Kim shows off his missile collection to Sergei Shoigu. Source: BBC News

It would be inconceivable to think of previous Russian rulers asking for material support from North Korea. The Hermit Kingdom maintains very few bilateral ties given its isolationist tendencies, relies heavily on China for its survival and sees wild policy swings based on the whims of its leaders. A far from dependable ally, it is surely a sign of Putin’s desperation that he is calling Kim to town.

Last year Pyongyang recognised the illegal breakaway republics of Luhansk and Donetsk, before offering to send Russia 100,000 of its own troops to fight in the Donbas.
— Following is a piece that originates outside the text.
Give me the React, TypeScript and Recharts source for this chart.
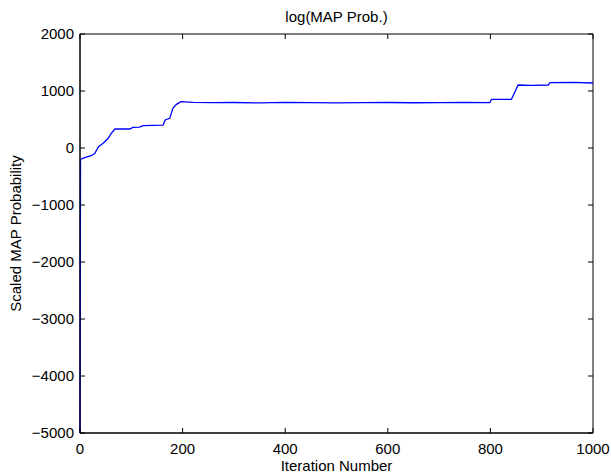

Even Stalin refused to commit Soviet personnel to the frontlines in Korea in 1950.

Whilst Russia has maintained relations with North Korea since its founding in 1948, and the two countries share a short international border, the Kremlin has traditionally been wary of bolstering the Kim regime too much. Pyongyang’s nuclear sabre-rattling understandably concerns its giant neighbour and Russia has sided with the other great powers at the UN Security Council in a bid to slow the pace of North Korea’s nuclear development. That is unlikely to happen now, with Putin himself threatening to use nuclear weapons in Ukraine and Kim likely to extract every concession he can from any arms deal with Russia.

Kim met Putin in Vladivostok in 2019. Source: Sky News

What price Kim might squeeze from President Putin is a worrying, and unknowable, prospect. It is hard to imagine Joseph Stalin plummeting to such desperate depths, unthinkable that he might transfer advanced weapons technology to the Kim regime. But Putin might and he might soon. His depravity knows no bounds, his obsession with bringing Ukraine to heel seemingly untameable. When Kim Jong-un sees the red carpet unfurled in front of his armoured train, he will be taking a famous step in his country’s short and eclectic history.